Goal of the exercise:
Restate each line of the listing exactly, without carrying over any pictures.

Material provided:
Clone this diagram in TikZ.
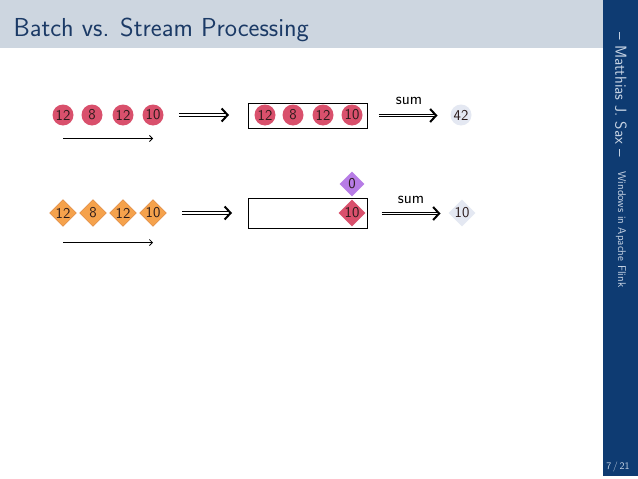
\documentclass[tikz,border=0pt]{standalone}
\usetikzlibrary{shapes.geometric,arrows.meta}
\definecolor{titlebg}{HTML}{CDD6E0}
\definecolor{titlefg}{HTML}{1B3A66}
\definecolor{side}{HTML}{0E3B72}
\definecolor{sidefg}{HTML}{C8D4E4}
\definecolor{rec}{HTML}{D9506C}
\definecolor{ora}{HTML}{F5A24C}
\definecolor{orad}{HTML}{D9803A}
\definecolor{pur}{HTML}{B77CE6}
\definecolor{res}{HTML}{E4E8F2}
\definecolor{numc}{HTML}{2A1A1A}
\begin{document}
\begin{tikzpicture}[x=1pt,y=-1pt,font=\sffamily,
  numfont/.style={font=\sffamily\fontsize{15}{15}\selectfont,text=numc},
  rc/.style={circle,fill=rec,inner sep=0pt,minimum size=21pt,numfont},
  od/.style={diamond,fill=ora,draw=orad,line width=0.4pt,inner sep=0pt,minimum size=27pt,numfont},
  rd/.style={diamond,fill=rec,inner sep=0pt,minimum size=27pt,numfont},
  pd/.style={diamond,fill=pur,inner sep=0pt,minimum size=25pt,numfont},
  resc/.style={circle,fill=res,inner sep=0pt,minimum size=21pt,numfont},
  resd/.style={diamond,fill=res,inner sep=0pt,minimum size=27pt,numfont},
  dbl/.style={double,double distance=1.3pt,line width=1.2pt,-{Straight Barb[length=6pt,width=13pt,line width=2pt]}},
  tarrow/.style={line width=0.8pt,-{Straight Barb[length=3pt,width=6pt,line width=0.8pt]}},
  boxx/.style={draw,line width=1pt,inner sep=0pt},
  sumlab/.style={font=\sffamily\fontsize{16.5}{16.5}\selectfont}]
\useasboundingbox (0,0) rectangle (638,479);
\fill[white] (0,0) rectangle (638,479);
\fill[titlebg] (0,0) rectangle (603,48);
\fill[side] (603,0) rectangle (638,476);
\node[anchor=west,text=titlefg,font=\sffamily\fontsize{26}{26}\selectfont] (title) at (10,30) {Batch vs. Stream Processing};
\node[rotate=-90,anchor=west,text=sidefg,font=\sffamily\fontsize{16}{16}\selectfont] (author) at (621,29) {-- Matthias J. Sax --};
\node[rotate=-90,anchor=west,text=sidefg,font=\sffamily\fontsize{11.2}{12}\selectfont] (talk) at (621,168) {Windows in Apache Flink};
\node[text=sidefg,font=\sffamily\fontsize{10}{10}\selectfont] (page) at (618,467) {7\,/\,21};
% row 1
\node[rc] (a1) at (63,115) {12};
\node[rc] (a2) at (92,115) {8};
\node[rc] (a3) at (123,115) {12};
\node[rc] (a4) at (153,115) {10};
\coordinate (t1s) at (63,138.5);
\coordinate (t1e) at (153,138.5);
\draw[tarrow] (t1s) -- (t1e);
\coordinate (d1s) at (179,115);
\coordinate (d1e) at (229,115);
\draw[dbl] (d1s) -- (d1e);
\node[boxx,minimum width=119pt,minimum height=25pt] (box1) at (307.5,115.5) {};
\node[rc] (b1) at (265,115) {12};
\node[rc] (b2) at (293,115) {8};
\node[rc] (b3) at (323,115) {12};
\node[rc] (b4) at (352,115) {10};
\node[resc] (r1) at (461,115) {42};
\draw[dbl] (box1.east) ++(11,0) coordinate (s1s) -- ++(59,0) coordinate (s1e);
\node[sumlab] (sum1) at (409,101) {sum};
% row 2
\node[od] (c1) at (63,213) {12};
\node[od] (c2) at (93,213) {8};
\node[od] (c3) at (123,213) {12};
\node[od] (c4) at (153,213) {10};
\coordinate (t2s) at (63,242.5);
\coordinate (t2e) at (153,242.5);
\draw[tarrow] (t2s) -- (t2e);
\coordinate (d2s) at (182,213);
\coordinate (d2e) at (232,213);
\draw[dbl] (d2s) -- (d2e);
\node[boxx,minimum width=119pt,minimum height=30pt] (box2) at (307.5,213.5) {};
\node[rd] (e1) at (352,213) {10};
\node[pd] (p1) at (352,184) {0};
\node[resd] (r2) at (462,213) {10};
\draw[dbl] (box2.east) ++(14,0) coordinate (s2s) -- ++(59,0) coordinate (s2e);
\node[sumlab] (sum2) at (411,200) {sum};
\end{tikzpicture}
\end{document}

Right answer:
Clone this diagram in TikZ.
\documentclass[tikz,border=0pt]{standalone}
\usetikzlibrary{shapes.geometric,arrows.meta}
\definecolor{titlebg}{HTML}{CDD6E0}
\definecolor{titlefg}{HTML}{1B3A66}
\definecolor{side}{HTML}{0E3B72}
\definecolor{sidefg}{HTML}{C8D4E4}
\definecolor{rec}{HTML}{D9506C}
\definecolor{ora}{HTML}{F5A24C}
\definecolor{orad}{HTML}{D9803A}
\definecolor{pur}{HTML}{B77CE6}
\definecolor{res}{HTML}{E4E8F2}
\definecolor{numc}{HTML}{2A1A1A}
\begin{document}
\begin{tikzpicture}[x=1pt,y=-1pt,font=\sffamily,
  numfont/.style={font=\sffamily\fontsize{15}{15}\selectfont,text=numc},
  rc/.style={circle,fill=rec,inner sep=0pt,minimum size=21pt,numfont},
  od/.style={diamond,fill=ora,draw=orad,line width=0.4pt,inner sep=0pt,minimum size=27pt,numfont},
  rd/.style={diamond,fill=rec,inner sep=0pt,minimum size=27pt,numfont},
  pd/.style={diamond,fill=pur,inner sep=0pt,minimum size=25pt,numfont},
  resc/.style={circle,fill=res,inner sep=0pt,minimum size=21pt,numfont},
  resd/.style={diamond,fill=res,inner sep=0pt,minimum size=27pt,numfont},
  dbl/.style={double,double distance=1.3pt,line width=1.2pt,-{Straight Barb[length=6pt,width=13pt,line width=2pt]}},
  tarrow/.style={line width=0.8pt,-{Straight Barb[length=3pt,width=6pt,line width=0.8pt]}},
  boxx/.style={draw,line width=1pt,inner sep=0pt},
  sumlab/.style={font=\sffamily\fontsize{16.5}{16.5}\selectfont}]
\useasboundingbox (0,0) rectangle (638,479);
\fill[white] (0,0) rectangle (638,479);
\fill[titlebg] (0,0) rectangle (603,48);
\fill[side] (603,0) rectangle (638,476);
\node[anchor=west,text=titlefg,font=\sffamily\fontsize{26}{26}\selectfont] (title) at (10,30) {Batch vs. Stream Processing};
\node[rotate=-90,anchor=west,text=sidefg,font=\sffamily\fontsize{16}{16}\selectfont] (author) at (621,29) {-- Matthias J. Sax --};
\node[rotate=-90,anchor=west,text=sidefg,font=\sffamily\fontsize{11.2}{12}\selectfont] (talk) at (621,168) {Windows in Apache Flink};
\node[text=sidefg,font=\sffamily\fontsize{10}{10}\selectfont] (page) at (618,467) {7\,/\,21};
% row 1
\node[rc] (a1) at (63,115) {12};
\node[rc] (a2) at (92,115) {8};
\node[rc] (a3) at (123,115) {12};
\node[rc] (a4) at (153,115) {10};
\coordinate (t1s) at (63,138.5);
\coordinate (t1e) at (153,138.5);
\draw[tarrow] (t1s) -- (t1e);
\coordinate (d1s) at (179,115);
\coordinate (d1e) at (229,115);
\draw[dbl] (d1s) -- (d1e);
\node[boxx,minimum width=119pt,minimum height=25pt] (box1) at (307.5,115.5) {};
\node[rc] (b1) at (265,115) {12};
\node[rc] (b2) at (293,115) {8};
\node[rc] (b3) at (323,115) {12};
\node[rc] (b4) at (352,115) {10};
\node[resc] (r1) at (461,115) {42};
\draw[dbl] (box1.east) ++(11,0) coordinate (s1s) -- ++(59,0) coordinate (s1e);
\node[sumlab] (sum1) at (409,101) {sum};
% row 2
\node[od] (c1) at (63,213) {12};
\node[od] (c2) at (93,213) {8};
\node[od] (c3) at (123,213) {12};
\node[od] (c4) at (153,213) {10};
\coordinate (t2s) at (63,242.5);
\coordinate (t2e) at (153,242.5);
\draw[tarrow] (t2s) -- (t2e);
\coordinate (d2s) at (182,213);
\coordinate (d2e) at (232,213);
\draw[dbl] (d2s) -- (d2e);
\node[boxx,minimum width=119pt,minimum height=30pt] (box2) at (307.5,213.5) {};
\node[rd] (e1) at (352,213) {10};
\node[pd] (p1) at (352,184) {0};
\node[resd] (r2) at (462,213) {10};
\draw[dbl] (box2.east) ++(14,0) coordinate (s2s) -- ++(59,0) coordinate (s2e);
\node[sumlab] (sum2) at (411,200) {sum};
\end{tikzpicture}
\end{document}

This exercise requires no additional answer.